━━━━━ Provided material ━━━━━

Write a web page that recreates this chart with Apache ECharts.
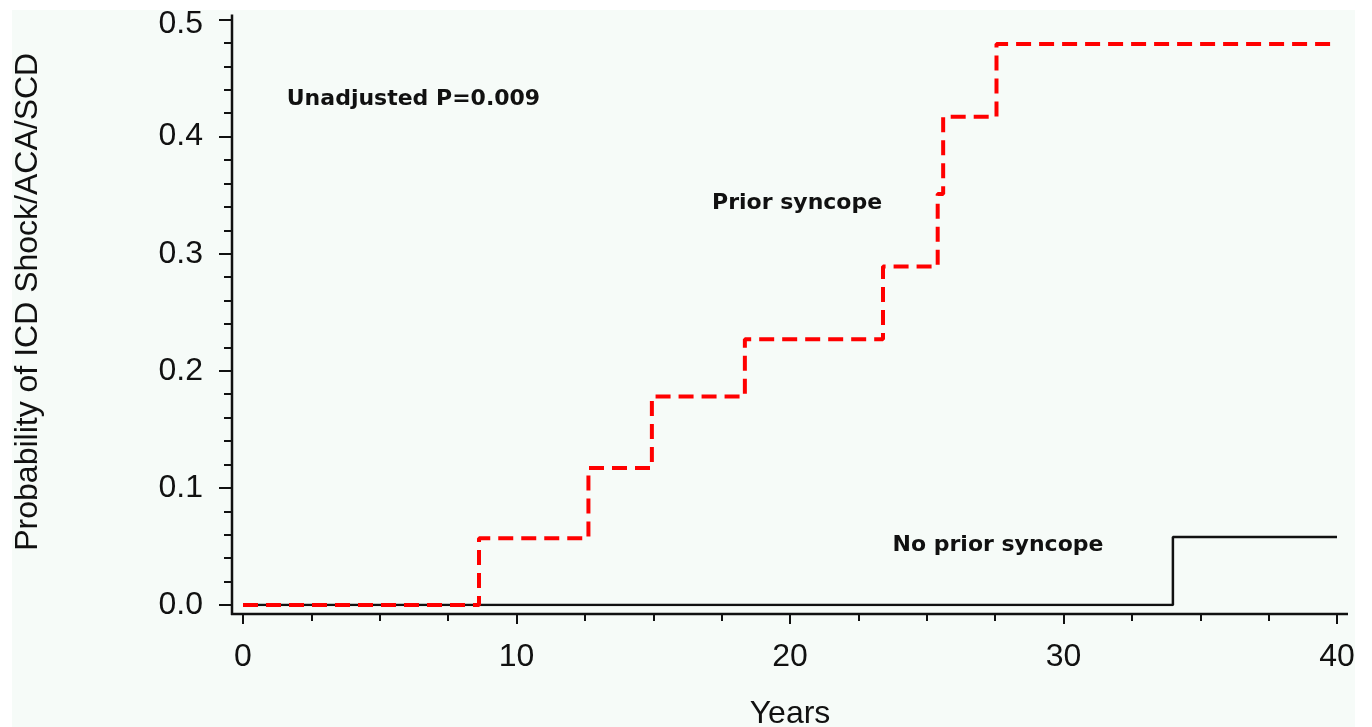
<!DOCTYPE html>
<html>
<head>
<meta charset="utf-8">
<script src="https://cdn.jsdelivr.net/npm/echarts@6/dist/echarts.min.js"></script>
<style>
  html, body { margin: 0; padding: 0; background: #ffffff; width: 1372px; height: 727px; overflow: hidden; }
  #chart { position: absolute; left: 0; top: 0; width: 1372px; height: 727px; }
</style>
</head>
<body>
<div id="chart"></div>
<script>
// Kaplan-Meier style cumulative probability (step functions)
const priorSyncopeYears = [0, 8.63, 12.63, 14.95, 18.35, 23.4, 25.4, 25.6, 27.55, 40];
const priorSyncopeProb  = [0, 0.057, 0.117, 0.178, 0.227, 0.289, 0.351, 0.417, 0.479, 0.479];
const noPriorYears = [0, 34.0, 40];
const noPriorProb  = [0, 0.058, 0.058];
const xTicks = [0, 10, 20, 30, 40];
const yTicks = [0.0, 0.1, 0.2, 0.3, 0.4, 0.5];

const chart = echarts.init(document.getElementById('chart'));
const fontTick = 'Liberation Sans, Arial, sans-serif';
const fontNote = 'DejaVu Sans, Verdana, sans-serif';
const ink = '#111';

const G = { left: 243, right: 35, top: 19.5, bottom: 122 };
const xFmt = v => xTicks.includes(v) ? String(v) : '';
const yFmt = v => {
  const t = yTicks.find(y => Math.abs(y - v) < 1e-9);
  if (t === undefined) return '';
  return t === yTicks[yTicks.length - 1] ? '{top|' + t.toFixed(1) + '}' : t.toFixed(1);
};

const option = {
  animation: false,
  backgroundColor: '#ffffff',
  grid: [
    // 0: plotting area
    Object.assign({ outerBoundsMode: 'none', containLabel: false }, G),
    // 1: offset y axis (SAS style, left of the plot)
    { outerBoundsMode: 'none', containLabel: false, left: G.left - 11, right: G.right, top: G.top, bottom: G.bottom },
    // 2: offset x axis (below the plot)
    { outerBoundsMode: 'none', containLabel: false, left: G.left, right: G.right, top: G.top, bottom: G.bottom - 9 }
  ],
  xAxis: [
    { gridIndex: 0, type: 'value', min: 0, max: 40, show: false },
    { gridIndex: 1, type: 'value', min: 0, max: 40, show: false },
    {
      gridIndex: 2, type: 'value', min: 0, max: 40, interval: 10,
      name: 'Years', nameLocation: 'middle', nameGap: 84,
      nameTextStyle: { fontFamily: fontTick, fontSize: 32, color: ink },
      axisLine: { show: false },
      axisTick: { show: true, length: 10, lineStyle: { color: ink, width: 2 } },
      minorTick: { show: true, splitNumber: 4, length: 7, lineStyle: { color: ink, width: 2 } },
      axisLabel: { fontFamily: fontTick, fontSize: 32, color: ink, margin: 27, formatter: xFmt },
      splitLine: { show: false }
    }
  ],
  yAxis: [
    { gridIndex: 0, type: 'value', min: 0, max: 0.5, show: false },
    {
      gridIndex: 1, type: 'value', min: 0, max: 0.5, interval: 0.1,
      name: 'Probability of ICD Shock/ACA/SCD', nameLocation: 'middle', nameGap: 188,
      nameRotate: 90,
      nameTextStyle: { fontFamily: fontTick, fontSize: 32, color: ink, padding: [0, 0, 0, 21] },
      axisLine: { show: false },
      axisTick: { show: true, length: 13, lineStyle: { color: ink, width: 2 } },
      minorTick: { show: true, splitNumber: 5, length: 8, lineStyle: { color: ink, width: 2 } },
      axisLabel: { fontFamily: fontTick, fontSize: 32, color: ink, margin: 29, formatter: yFmt,
        rich: { top: { fontFamily: fontTick, fontSize: 32, color: ink, padding: [10, 0, 0, 0] } } },
      splitLine: { show: false }
    },
    { gridIndex: 2, type: 'value', min: 0, max: 0.5, show: false }
  ],
  series: [
    {
      name: 'No prior syncope', type: 'line', step: 'end', symbol: 'none',
      xAxisIndex: 0, yAxisIndex: 0,
      data: noPriorYears.map((x, i) => [x, noPriorProb[i]]),
      lineStyle: { color: ink, width: 2.5, type: 'solid' },
      z: 2
    },
    {
      name: 'Prior syncope', type: 'line', step: 'end', symbol: 'none',
      xAxisIndex: 0, yAxisIndex: 0,
      data: priorSyncopeYears.map((x, i) => [x, priorSyncopeProb[i]]),
      lineStyle: { color: '#ff0000', width: 4, type: [15, 8] },
      z: 3
    }
  ]
};
chart.setOption(option);

// Axis lines (offset, extended slightly beyond the data range)
const p00 = chart.convertToPixel({ gridIndex: 0 }, [0, 0]);
const p4005 = chart.convertToPixel({ gridIndex: 0 }, [40, 0.5]);
const yAxisX = p00[0] - 11;
const xAxisY = p00[1] + 9;
// annotation anchor points in data space
const notes = [
  { text: 'Unadjusted P=0.009', at: [1.6, 0.432] },
  { text: 'Prior syncope', at: [17.15, 0.343] },
  { text: 'No prior syncope', at: [23.75, 0.051] }
];
chart.setOption({
  graphic: [
    { type: 'rect', shape: { x: 12, y: 10, width: 1343, height: 717 },
      style: { fill: '#f6fbf8' }, z: -100, silent: true },
    { type: 'line', shape: { x1: yAxisX, y1: p4005[1] - 5, x2: yAxisX, y2: xAxisY + 1 },
      style: { stroke: ink, lineWidth: 2.5 }, silent: true },
    { type: 'line', shape: { x1: yAxisX - 1, y1: xAxisY, x2: p4005[0] + 11, y2: xAxisY },
      style: { stroke: ink, lineWidth: 2.5 }, silent: true }
  ].concat(notes.map(n => {
    const p = chart.convertToPixel({ gridIndex: 0 }, n.at);
    return { type: 'text', x: p[0], y: p[1], silent: true,
      style: { text: n.text, fontFamily: fontNote, fontWeight: 'bold', fontSize: 22, fill: ink,
        textAlign: 'left', textVerticalAlign: 'middle' } };
  }))
});
</script>
</body>
</html>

━━━━━

→ Required work
Restate the material word for word from its first line through the line containing "const ink = '#111';", both included; the pictures do not belong in it.

→ Answer to this problem
Write a web page that recreates this chart with Apache ECharts.
<!DOCTYPE html>
<html>
<head>
<meta charset="utf-8">
<script src="https://cdn.jsdelivr.net/npm/echarts@6/dist/echarts.min.js"></script>
<style>
  html, body { margin: 0; padding: 0; background: #ffffff; width: 1372px; height: 727px; overflow: hidden; }
  #chart { position: absolute; left: 0; top: 0; width: 1372px; height: 727px; }
</style>
</head>
<body>
<div id="chart"></div>
<script>
// Kaplan-Meier style cumulative probability (step functions)
const priorSyncopeYears = [0, 8.63, 12.63, 14.95, 18.35, 23.4, 25.4, 25.6, 27.55, 40];
const priorSyncopeProb  = [0, 0.057, 0.117, 0.178, 0.227, 0.289, 0.351, 0.417, 0.479, 0.479];
const noPriorYears = [0, 34.0, 40];
const noPriorProb  = [0, 0.058, 0.058];
const xTicks = [0, 10, 20, 30, 40];
const yTicks = [0.0, 0.1, 0.2, 0.3, 0.4, 0.5];

const chart = echarts.init(document.getElementById('chart'));
const fontTick = 'Liberation Sans, Arial, sans-serif';
const fontNote = 'DejaVu Sans, Verdana, sans-serif';
const ink = '#111';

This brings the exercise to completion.